A new person on the Court, almost identical set of facts, complete
reversion of decision, 5-4 to 5-4.
Similarly, in 2003, Justice O'Connor wrote the majority opinion in a
5-4 opinion to allow public universities to take account of race in
university admissions decisions. A month before her retirement in 2006,
a similar decision came up, and because that decision was there on the
books, that opinion, the Court refused to hear a case challenging the
use of race to achieve integration in public schools.
Almost as soon as she left, the article says, the Court reversed
course. A 2007 decision limited the use of race for such a purpose,
also on a 5-4 vote. So I suppose you could add another flag to
[[Page S6642]]
the list of signs of an activist Court and that would be that they
change very recent decisions as soon as the majority changes so they
control the votes, the way we might here in the legislature. It is very
appropriate in the Senate when the majority shifts.
I see the distinguished ranking member of the Finance Committee. If
he were to be the chairman of the Finance Committee, I am sure the
focus of the Finance Committee would change from that under Democratic
leadership, and that is part of majority control, but it is not
supposed to be that way on the Supreme Court. The Supreme Court is
supposed to be not dealing with partisan questions, not going for a
simple majority, but answering to the Constitution.

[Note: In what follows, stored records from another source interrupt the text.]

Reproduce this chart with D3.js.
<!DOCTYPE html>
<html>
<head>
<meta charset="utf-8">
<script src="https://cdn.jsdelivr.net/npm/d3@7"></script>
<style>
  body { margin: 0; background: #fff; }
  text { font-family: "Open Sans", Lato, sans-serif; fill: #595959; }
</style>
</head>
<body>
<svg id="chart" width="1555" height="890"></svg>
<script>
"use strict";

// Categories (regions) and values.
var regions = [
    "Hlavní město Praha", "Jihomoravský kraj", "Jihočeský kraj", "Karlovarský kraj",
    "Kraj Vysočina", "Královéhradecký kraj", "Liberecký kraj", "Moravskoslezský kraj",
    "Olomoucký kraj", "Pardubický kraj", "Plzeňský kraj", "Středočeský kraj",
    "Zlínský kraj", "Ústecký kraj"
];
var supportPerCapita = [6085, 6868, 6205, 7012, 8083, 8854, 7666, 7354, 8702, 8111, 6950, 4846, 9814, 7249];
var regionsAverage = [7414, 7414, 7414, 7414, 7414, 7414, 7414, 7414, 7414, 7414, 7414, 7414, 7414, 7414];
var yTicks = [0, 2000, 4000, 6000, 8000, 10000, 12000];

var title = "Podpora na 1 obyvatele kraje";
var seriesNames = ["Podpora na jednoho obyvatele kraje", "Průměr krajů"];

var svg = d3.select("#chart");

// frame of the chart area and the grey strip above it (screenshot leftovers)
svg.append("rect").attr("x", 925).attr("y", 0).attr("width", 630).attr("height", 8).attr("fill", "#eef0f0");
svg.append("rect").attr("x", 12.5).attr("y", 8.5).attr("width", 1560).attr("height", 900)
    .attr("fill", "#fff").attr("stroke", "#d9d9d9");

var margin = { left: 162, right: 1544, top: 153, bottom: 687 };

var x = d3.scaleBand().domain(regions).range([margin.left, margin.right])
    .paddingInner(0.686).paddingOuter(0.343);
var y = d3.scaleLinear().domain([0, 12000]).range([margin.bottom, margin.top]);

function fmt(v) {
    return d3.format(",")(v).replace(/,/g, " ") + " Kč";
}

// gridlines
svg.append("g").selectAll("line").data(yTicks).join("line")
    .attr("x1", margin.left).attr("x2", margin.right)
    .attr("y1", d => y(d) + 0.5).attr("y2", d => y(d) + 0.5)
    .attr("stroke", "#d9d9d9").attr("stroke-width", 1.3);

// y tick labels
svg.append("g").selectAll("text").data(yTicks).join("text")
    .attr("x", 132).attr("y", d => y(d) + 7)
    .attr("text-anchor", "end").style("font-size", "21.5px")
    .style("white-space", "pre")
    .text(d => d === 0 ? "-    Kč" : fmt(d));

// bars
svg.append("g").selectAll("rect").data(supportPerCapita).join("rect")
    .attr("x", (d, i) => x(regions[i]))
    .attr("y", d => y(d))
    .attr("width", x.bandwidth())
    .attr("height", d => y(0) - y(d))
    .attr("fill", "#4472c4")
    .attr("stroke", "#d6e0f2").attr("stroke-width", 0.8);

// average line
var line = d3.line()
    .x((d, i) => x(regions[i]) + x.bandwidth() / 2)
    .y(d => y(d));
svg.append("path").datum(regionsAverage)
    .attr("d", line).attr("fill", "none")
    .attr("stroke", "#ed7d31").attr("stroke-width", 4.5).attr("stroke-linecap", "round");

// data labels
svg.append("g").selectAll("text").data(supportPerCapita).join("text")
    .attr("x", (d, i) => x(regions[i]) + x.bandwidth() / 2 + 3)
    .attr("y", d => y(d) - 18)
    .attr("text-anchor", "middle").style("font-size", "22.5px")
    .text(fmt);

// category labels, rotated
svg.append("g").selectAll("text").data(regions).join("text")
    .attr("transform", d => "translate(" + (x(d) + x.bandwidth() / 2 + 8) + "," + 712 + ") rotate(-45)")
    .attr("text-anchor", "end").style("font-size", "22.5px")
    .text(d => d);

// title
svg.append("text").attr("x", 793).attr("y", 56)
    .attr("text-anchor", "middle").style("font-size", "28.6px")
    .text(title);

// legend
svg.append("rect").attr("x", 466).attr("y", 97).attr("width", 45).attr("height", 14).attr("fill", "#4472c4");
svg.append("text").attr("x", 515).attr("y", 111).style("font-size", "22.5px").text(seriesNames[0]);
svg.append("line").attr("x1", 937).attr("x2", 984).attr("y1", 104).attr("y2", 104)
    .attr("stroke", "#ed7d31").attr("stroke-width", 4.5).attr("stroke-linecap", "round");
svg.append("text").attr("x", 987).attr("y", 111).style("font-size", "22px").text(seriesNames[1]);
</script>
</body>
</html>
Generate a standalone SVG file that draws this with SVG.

The PRESIDING OFFICER. The time of the Senator has expired.
Mr. WHITEHOUSE. Mr. President, I ask unanimous consent that the
Senate resume legislation session and proceed to a period of morning
business with Senators permitted to speak therein for up to 10 minutes
each; that upon the conclusion of the so-called wrap-up period, the
Senate then resume executive session and continue the debate on the
Kagan nomination as provided for under a previous order and in the
specified hour blocks; that upon the conclusion of the debate
previously specified in the hour blocks, the Senate then resume
legislative session.
The PRESIDING OFFICER. Without objection, it is so ordered.